## Task statement
Your task is to retype, word for word, the lines from the start of the data through the line holding "hàng cuối Q3/24</text>". Do not include the pictures.

++++++++

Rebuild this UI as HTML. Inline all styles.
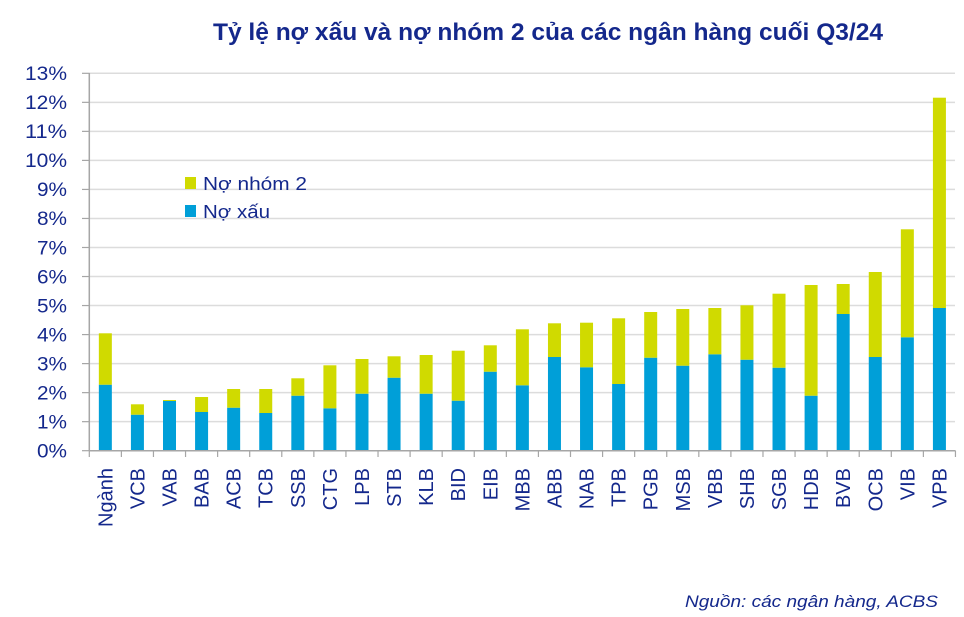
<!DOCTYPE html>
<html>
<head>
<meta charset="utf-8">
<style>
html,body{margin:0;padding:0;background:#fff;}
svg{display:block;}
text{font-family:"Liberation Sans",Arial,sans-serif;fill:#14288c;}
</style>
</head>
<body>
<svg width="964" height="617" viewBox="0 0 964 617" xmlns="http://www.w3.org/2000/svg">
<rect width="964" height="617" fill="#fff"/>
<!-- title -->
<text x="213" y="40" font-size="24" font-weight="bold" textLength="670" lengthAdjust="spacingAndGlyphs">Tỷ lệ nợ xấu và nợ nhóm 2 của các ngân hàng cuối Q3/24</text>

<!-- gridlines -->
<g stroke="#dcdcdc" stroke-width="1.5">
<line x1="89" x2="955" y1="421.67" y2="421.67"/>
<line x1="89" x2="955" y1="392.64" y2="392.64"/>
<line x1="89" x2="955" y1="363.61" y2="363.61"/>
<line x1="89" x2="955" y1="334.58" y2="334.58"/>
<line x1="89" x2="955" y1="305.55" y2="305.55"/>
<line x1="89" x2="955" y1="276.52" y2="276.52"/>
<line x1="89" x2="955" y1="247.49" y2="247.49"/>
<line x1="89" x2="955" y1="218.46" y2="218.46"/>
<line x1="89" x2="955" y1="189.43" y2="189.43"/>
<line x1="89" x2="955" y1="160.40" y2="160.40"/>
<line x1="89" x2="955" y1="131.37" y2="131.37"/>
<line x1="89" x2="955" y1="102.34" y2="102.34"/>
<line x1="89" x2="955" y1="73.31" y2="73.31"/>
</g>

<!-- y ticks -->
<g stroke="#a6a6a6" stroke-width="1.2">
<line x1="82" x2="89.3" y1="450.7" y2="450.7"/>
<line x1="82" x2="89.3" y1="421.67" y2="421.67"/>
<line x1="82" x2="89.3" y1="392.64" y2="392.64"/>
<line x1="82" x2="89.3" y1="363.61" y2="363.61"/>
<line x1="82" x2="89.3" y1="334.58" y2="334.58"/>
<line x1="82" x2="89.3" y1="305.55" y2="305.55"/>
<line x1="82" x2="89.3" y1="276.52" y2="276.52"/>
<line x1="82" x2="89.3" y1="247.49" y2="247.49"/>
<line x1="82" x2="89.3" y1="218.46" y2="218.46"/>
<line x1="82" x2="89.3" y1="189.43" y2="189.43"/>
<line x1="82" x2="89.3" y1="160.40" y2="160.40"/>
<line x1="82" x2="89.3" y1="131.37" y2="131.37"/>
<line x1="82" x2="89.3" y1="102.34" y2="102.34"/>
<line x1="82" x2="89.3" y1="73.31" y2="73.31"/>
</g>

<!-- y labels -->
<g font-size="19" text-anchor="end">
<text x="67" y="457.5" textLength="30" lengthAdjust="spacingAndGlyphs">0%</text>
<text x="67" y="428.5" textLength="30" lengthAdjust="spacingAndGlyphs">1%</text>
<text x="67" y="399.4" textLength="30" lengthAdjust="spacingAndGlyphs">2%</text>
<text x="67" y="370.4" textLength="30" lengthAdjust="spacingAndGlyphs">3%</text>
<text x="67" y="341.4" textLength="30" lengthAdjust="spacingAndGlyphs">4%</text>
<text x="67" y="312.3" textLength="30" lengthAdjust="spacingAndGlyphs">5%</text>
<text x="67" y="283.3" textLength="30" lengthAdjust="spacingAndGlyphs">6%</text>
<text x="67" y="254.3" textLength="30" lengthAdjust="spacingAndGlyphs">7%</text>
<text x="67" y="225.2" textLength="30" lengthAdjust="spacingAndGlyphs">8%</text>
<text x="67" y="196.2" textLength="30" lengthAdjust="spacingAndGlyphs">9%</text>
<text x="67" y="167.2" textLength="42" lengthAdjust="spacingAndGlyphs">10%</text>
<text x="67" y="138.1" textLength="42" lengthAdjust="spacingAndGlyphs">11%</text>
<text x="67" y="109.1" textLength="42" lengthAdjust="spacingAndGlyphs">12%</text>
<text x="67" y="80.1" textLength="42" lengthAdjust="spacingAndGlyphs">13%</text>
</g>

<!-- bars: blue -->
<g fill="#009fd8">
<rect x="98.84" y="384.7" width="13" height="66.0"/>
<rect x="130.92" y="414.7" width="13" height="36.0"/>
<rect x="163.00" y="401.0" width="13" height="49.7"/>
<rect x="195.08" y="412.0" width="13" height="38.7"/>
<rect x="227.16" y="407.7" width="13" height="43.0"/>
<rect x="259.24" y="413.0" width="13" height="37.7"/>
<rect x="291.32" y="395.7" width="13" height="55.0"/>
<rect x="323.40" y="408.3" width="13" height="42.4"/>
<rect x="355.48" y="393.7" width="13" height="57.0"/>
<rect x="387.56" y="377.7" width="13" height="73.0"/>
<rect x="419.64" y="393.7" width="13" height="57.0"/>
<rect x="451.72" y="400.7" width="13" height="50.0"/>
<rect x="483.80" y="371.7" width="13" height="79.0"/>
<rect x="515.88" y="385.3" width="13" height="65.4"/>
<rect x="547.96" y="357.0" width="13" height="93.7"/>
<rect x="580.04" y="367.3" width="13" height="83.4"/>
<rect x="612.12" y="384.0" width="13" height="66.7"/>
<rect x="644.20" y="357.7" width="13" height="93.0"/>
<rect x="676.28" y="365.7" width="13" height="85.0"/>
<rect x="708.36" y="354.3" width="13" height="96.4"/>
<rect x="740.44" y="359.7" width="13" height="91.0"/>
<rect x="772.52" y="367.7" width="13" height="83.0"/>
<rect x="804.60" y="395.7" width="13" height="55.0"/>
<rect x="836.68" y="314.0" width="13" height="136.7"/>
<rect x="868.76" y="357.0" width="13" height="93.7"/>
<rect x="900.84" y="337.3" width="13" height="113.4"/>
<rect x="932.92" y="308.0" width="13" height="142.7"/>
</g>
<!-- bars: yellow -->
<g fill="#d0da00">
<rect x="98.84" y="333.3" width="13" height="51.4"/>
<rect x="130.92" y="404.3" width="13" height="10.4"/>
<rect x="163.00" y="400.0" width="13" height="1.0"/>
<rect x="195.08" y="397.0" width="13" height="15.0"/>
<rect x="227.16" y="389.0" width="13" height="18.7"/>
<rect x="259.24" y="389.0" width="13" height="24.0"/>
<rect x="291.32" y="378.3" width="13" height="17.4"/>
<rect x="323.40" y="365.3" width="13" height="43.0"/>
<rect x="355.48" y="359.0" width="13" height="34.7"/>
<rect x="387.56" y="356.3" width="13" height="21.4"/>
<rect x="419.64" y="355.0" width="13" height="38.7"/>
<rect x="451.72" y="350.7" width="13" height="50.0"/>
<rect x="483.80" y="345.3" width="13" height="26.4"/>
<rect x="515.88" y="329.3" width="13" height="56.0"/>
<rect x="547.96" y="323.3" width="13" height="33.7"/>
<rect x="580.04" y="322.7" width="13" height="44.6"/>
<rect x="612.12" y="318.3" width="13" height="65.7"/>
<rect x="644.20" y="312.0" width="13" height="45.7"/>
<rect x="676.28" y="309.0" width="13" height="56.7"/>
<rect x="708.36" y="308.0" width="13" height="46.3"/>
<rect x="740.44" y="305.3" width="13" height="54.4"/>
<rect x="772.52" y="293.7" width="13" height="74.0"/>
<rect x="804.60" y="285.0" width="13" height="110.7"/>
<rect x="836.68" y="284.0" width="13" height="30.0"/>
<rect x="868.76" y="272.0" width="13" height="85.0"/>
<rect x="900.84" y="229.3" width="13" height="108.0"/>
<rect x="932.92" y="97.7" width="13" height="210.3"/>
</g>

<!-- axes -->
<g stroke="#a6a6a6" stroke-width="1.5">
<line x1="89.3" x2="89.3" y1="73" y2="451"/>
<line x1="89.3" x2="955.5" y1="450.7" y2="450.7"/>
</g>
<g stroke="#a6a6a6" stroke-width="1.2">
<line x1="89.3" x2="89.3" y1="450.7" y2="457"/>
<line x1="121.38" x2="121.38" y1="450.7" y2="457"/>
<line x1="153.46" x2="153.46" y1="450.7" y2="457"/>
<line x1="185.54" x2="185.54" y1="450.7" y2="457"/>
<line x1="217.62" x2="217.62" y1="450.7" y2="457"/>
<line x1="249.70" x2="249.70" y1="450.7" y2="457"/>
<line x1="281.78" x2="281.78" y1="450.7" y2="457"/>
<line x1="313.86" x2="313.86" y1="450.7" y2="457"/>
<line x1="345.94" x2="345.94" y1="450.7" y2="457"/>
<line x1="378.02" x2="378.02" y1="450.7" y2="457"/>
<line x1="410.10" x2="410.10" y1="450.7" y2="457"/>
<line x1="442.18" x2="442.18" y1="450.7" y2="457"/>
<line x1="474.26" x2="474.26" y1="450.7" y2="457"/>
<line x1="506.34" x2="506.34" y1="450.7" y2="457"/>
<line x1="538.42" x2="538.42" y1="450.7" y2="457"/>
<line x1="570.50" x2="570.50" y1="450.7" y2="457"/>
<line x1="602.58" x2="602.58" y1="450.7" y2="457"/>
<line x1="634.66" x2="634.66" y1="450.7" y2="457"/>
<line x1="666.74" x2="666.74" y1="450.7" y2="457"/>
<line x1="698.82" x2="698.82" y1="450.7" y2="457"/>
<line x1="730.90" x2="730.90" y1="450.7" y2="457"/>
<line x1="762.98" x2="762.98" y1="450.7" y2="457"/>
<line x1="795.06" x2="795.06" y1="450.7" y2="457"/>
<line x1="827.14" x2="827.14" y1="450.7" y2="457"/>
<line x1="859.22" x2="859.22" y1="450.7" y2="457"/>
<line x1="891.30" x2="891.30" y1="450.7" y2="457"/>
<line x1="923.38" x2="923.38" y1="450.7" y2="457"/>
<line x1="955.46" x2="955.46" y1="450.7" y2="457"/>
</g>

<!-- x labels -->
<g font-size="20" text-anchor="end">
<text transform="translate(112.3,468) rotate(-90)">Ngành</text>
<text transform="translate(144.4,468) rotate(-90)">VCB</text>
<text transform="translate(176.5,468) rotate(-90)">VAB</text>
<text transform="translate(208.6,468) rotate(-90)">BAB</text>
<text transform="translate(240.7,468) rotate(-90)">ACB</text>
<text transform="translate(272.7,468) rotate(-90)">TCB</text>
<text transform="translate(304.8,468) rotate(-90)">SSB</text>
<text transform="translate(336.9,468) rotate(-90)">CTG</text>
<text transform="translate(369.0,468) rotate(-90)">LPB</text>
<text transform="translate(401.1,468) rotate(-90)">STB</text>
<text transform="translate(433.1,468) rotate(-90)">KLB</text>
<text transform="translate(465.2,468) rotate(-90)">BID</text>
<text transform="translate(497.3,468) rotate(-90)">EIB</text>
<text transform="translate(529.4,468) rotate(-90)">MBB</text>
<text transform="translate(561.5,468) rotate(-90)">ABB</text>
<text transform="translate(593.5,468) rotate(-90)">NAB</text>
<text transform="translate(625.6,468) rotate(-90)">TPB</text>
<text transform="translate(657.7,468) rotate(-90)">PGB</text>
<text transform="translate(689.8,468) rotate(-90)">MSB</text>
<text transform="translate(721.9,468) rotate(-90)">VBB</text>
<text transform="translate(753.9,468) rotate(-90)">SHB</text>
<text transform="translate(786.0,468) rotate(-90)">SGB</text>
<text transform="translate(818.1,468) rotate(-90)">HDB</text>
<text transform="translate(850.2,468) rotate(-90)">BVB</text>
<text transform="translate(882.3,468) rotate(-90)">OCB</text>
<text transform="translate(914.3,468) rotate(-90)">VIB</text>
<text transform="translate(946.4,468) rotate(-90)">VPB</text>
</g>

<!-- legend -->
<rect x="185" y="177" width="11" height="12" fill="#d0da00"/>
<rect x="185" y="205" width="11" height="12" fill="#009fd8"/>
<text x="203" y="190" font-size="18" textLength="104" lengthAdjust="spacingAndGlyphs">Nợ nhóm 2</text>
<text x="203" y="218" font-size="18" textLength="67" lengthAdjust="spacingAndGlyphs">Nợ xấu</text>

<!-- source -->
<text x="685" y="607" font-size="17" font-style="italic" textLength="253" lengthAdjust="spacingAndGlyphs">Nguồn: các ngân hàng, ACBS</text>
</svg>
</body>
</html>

++++++++

## Response to this task
Rebuild this UI as HTML. Inline all styles.
<!DOCTYPE html>
<html>
<head>
<meta charset="utf-8">
<style>
html,body{margin:0;padding:0;background:#fff;}
svg{display:block;}
text{font-family:"Liberation Sans",Arial,sans-serif;fill:#14288c;}
</style>
</head>
<body>
<svg width="964" height="617" viewBox="0 0 964 617" xmlns="http://www.w3.org/2000/svg">
<rect width="964" height="617" fill="#fff"/>
<!-- title -->
<text x="213" y="40" font-size="24" font-weight="bold" textLength="670" lengthAdjust="spacingAndGlyphs">Tỷ lệ nợ xấu và nợ nhóm 2 của các ngân hàng cuối Q3/24</text>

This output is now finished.